That all makes sense...except I think where the TG thread is discussing the odd/even frames they are not referring to the interlaced frames generated from the source as even/odd so much as they are talking about the issue resulting from a 60.6 Hz source captured by a 30 Hz medium.
Broadcast quality NTSC is interlaced, but lots of systems output non standard NTSC and some VHS decks are tollerant enough to record them in color. This was posted a while back, it's full of wrong.
https://www.twingalaxies.com/showthread.php/176004-Dispute-Jeremy-Young-Arcade-Donkey-Kong-Points-Hammer-Allowed-Player-Billy-L-Mitchell-Score-1-062-800?p=952279&viewfull=1#post952279"Regarding VHS tape. It is not designed to record and play back progressive signals. It stores NTSC/PAL/SECAM/etc. which are interlaced formats. This is one of the reasons why the inverter board is used to record a direct feed to a VHS tape recorder and the RGB signal is no directly sent."
"Standard Composite and S-Video connections do not transfer progressive scan video images, so any RGB-to-Composite converter must output an interlaced signal."
Commodore 64 outputs a progressive composite video, it was certainly possible to directly hook that up to a VHS and record it in the 1980's.
Some modern TVs have real problems with progressive analogue video though. The manufacturers didn't bother to plug in an old games console. It affects some modern games consoles too though, some modern consoles with emulators have had to put the games out in interlaced (which changes the timing as the frame rate is slightly different 59.94hz vs 60hz).
The DK hack sounds like it might be an interesting project if someone was curious enough. In the case of Billy, though, he's gone to great lengths to testify that, in order to avoid further King of Kong "shenanigans" about PCB tampering, he had the DK PCB independently verified as original/unmodified before and after he put up his 1.05 and 1.06 million scores.

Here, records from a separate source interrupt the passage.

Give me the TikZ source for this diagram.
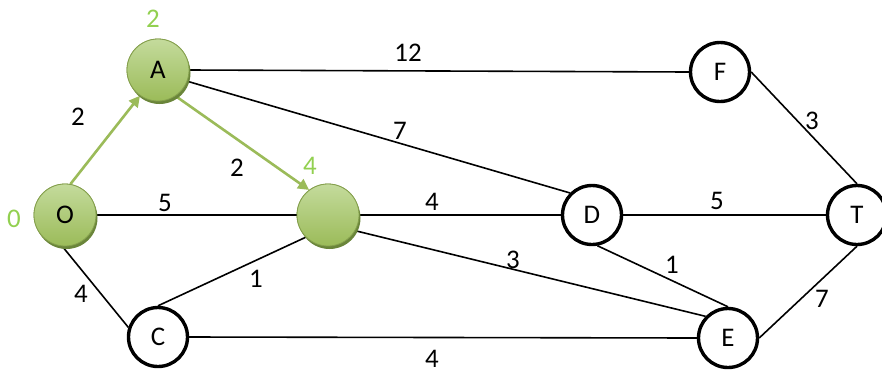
\documentclass[tikz,border=0pt]{standalone}
\usepackage{fontspec}
\setmainfont{Carlito}
\usetikzlibrary{arrows.meta,shadows}
\definecolor{ogreen}{HTML}{9BBB59}
\definecolor{olight}{HTML}{C4DB9C}
\definecolor{oshadow}{HTML}{6A853A}
\definecolor{lgreen}{HTML}{92D050}
\tikzset{
  bnode/.style={circle, draw=black, line width=3.4bp, fill=white, minimum size=59bp, inner sep=0pt, font=\fontsize{27}{30}\selectfont},
  gnode/.style={circle, draw=ogreen!85!black, line width=0.8bp, top color=olight, bottom color=ogreen, minimum size=62bp, inner sep=0pt, font=\fontsize{27}{30}\selectfont},
  gshadow/.style={circle, fill=oshadow, minimum size=62bp, inner sep=0pt},
  edge/.style={line width=1.6bp, black},
  garrow/.style={line width=2.6bp, ogreen, -{Triangle[length=11bp,width=11bp]}},
  wlab/.style={font=\fontsize{27}{30}\selectfont, inner sep=0pt},
  glab/.style={font=\fontsize{27}{30}\selectfont, inner sep=0pt, text=lgreen},
}
\begin{document}
\begin{tikzpicture}[x=1bp,y=-1bp]
\useasboundingbox (0,0) rectangle (882,373);
% nodes
\node[gnode] (A) at (158,70) {A};
\node[gnode] (O) at (65,215) {O};
\node[gnode] (B) at (328,215) {};
\node[bnode] (C) at (158,337) {C};
\node[bnode] (D) at (592,215) {D};
\node[bnode] (E) at (728,338) {E};
\node[bnode] (F) at (720,72) {F};
\node[bnode] (T) at (857,215) {T};
% edges
\draw[edge] (A.east) -- (F.west);
\draw[edge] (A.-21) -- (D.north west);
\draw[edge] (O.east) -- (B.west);
\draw[edge] (O.-95) -- (C.162);
\draw[edge] (C.north) -- (B.south west);
\draw[edge] (B.east) -- (D.west);
\draw[edge] (B.-30) -- (E.136);
\draw[edge] (C.east) -- (E.west);
\draw[edge] (D.east) -- (T.west);
\draw[edge] (D.-80) -- (E.north);
\draw[edge] (F.east) -- (T.north);
\draw[edge] (E.east) -- (T.south);
\draw[garrow] (O.80) -- (A.235);
\draw[garrow] (A.-56) -- (B.127);
% shadows and green nodes on top
\node[gshadow] (sA) at ([xshift=1.5bp,yshift=-3bp]A.center) {};
\node[gshadow] (sO) at ([xshift=1.5bp,yshift=-3bp]O.center) {};
\node[gshadow] (sB) at ([xshift=1.5bp,yshift=-3bp]B.center) {};
\node[gnode] (A2) at (A) {A};
\node[gnode] (O2) at (O) {O};
\node[gnode] (B2) at (B) {};
% labels
\node[glab] (lA) at (153,19) {2};
\node[glab] (lO) at (14,219) {0};
\node[glab] (lB) at (310,166) {4};
\node[wlab] (eOA) at (78,117) {2};
\node[wlab] (eAB) at (237,168) {2};
\node[wlab] (eOB) at (165,203) {5};
\node[wlab] (eOC) at (81,294) {4};
\node[wlab] (eBC) at (256,279) {1};
\node[wlab] (eAF) at (408,53) {12};
\node[wlab] (eAD) at (400,131) {7};
\node[wlab] (eBD) at (432,202) {4};
\node[wlab] (eBE) at (513,260) {3};
\node[wlab] (eDT) at (717,201) {5};
\node[wlab] (eDE) at (672,265) {1};
\node[wlab] (eFT) at (812,121) {3};
\node[wlab] (eET) at (822,299) {7};
\node[wlab] (eCE) at (432,359) {4};
\end{tikzpicture}
\end{document}
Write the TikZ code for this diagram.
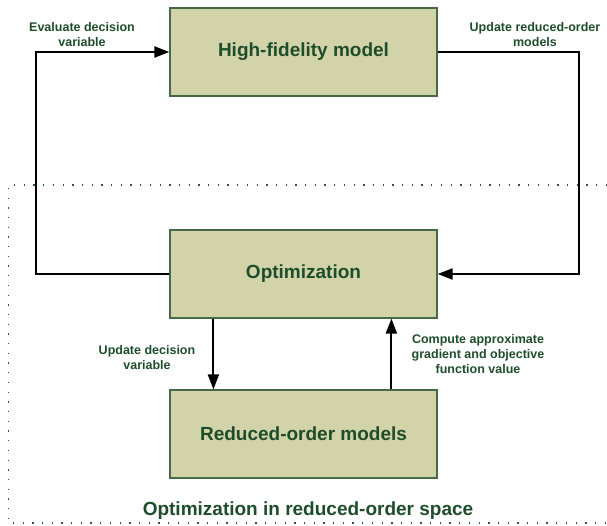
\documentclass[tikz,border=0pt]{standalone}
\usepackage{fontspec}
\setmainfont{Liberation Sans}
\usetikzlibrary{arrows.meta}
\definecolor{boxfill}{RGB}{211,211,170}
\definecolor{boxdraw}{RGB}{70,105,70}
\definecolor{txtgreen}{RGB}{30,77,43}
\definecolor{dotcol}{RGB}{50,80,70}
\begin{document}
\begin{tikzpicture}[x=1pt,y=-1pt,
 block/.style={draw=boxdraw, fill=boxfill, line width=1.2pt, minimum width=267pt, minimum height=88pt, inner sep=0pt, font=\bfseries\fontsize{19}{22}\selectfont, text=txtgreen},
 lbl/.style={font=\bfseries\fontsize{12.5}{15}\selectfont, text=txtgreen, align=center},
 conn/.style={line width=2pt, -{Triangle[length=15pt,width=11pt]}},
 dotline/.style={line width=1.3pt, dash pattern=on 1.3pt off 8.4pt, dotcol}
]
\useasboundingbox (0,0) rectangle (607,526);
\draw[dotline] (607,185) -- (8.5,185) -- (8.5,523) -- (607,523);
\node[block] (hf) at (303.5,52) {High-fidelity model};
\node[block] (opt) at (303.5,274) {Optimization};
\node[block] (rom) at (303.5,434) {Reduced-order models};
\coordinate (ltop) at (36,52);
\coordinate (lbot) at (36,274);
\coordinate (rtop) at (579,52);
\coordinate (rbot) at (579,274);
\draw[conn] (opt.west) -- (lbot) -- (ltop) -- (hf.west);
\draw[conn] (hf.east) -- (rtop) -- (rbot) -- (opt.east);
\draw[conn] ([xshift=44pt]opt.south west) -- ([xshift=44pt]rom.north west);
\draw[conn] ([xshift=222pt]rom.north west) -- ([xshift=222pt]opt.south west);
\node[lbl] (l1) at (82,35) {Evaluate decision\\variable};
\node[lbl] (l2) at (535,35) {Update reduced-order\\models};
\node[lbl] (l3) at (147,358) {Update decision\\variable};
\node[lbl] (l4) at (478,354) {Compute approximate\\gradient and objective\\function value};
\node[font=\bfseries\fontsize{19}{22}\selectfont, text=txtgreen] (title) at (308,511) {Optimization in reduced-order space};
\end{tikzpicture}
\end{document}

I'm not sure that Billy has the skils to modify a board, or tell if it's been modified. I get the impression he believes every thing his friends say and disbelieves everything his perceived enemies say.
I'd love to know who verified it wasn't modified & how they could tell. If there was money in it then I'd put an ARM cpu inside a z80 packaging and have it execute the roms on the motherboard in an emulator, but allow you to trigger tool automated speed runs. You'd need to decap the Z80 to find that.
It seems the syncs coming from the DK PCB confuse the RGB-to-NTSC chip and the composite sync and colorburst is pretty messed up looking - The signal levels are wrong. The timing is messed up. The colorburst seems to be too short. I haven't made full sense of the why yet, but it's safe to say most NTSC devices are going to have trouble decoding colors from this video signal.
If your RGB to NTSC is unhappy, then this might fix it.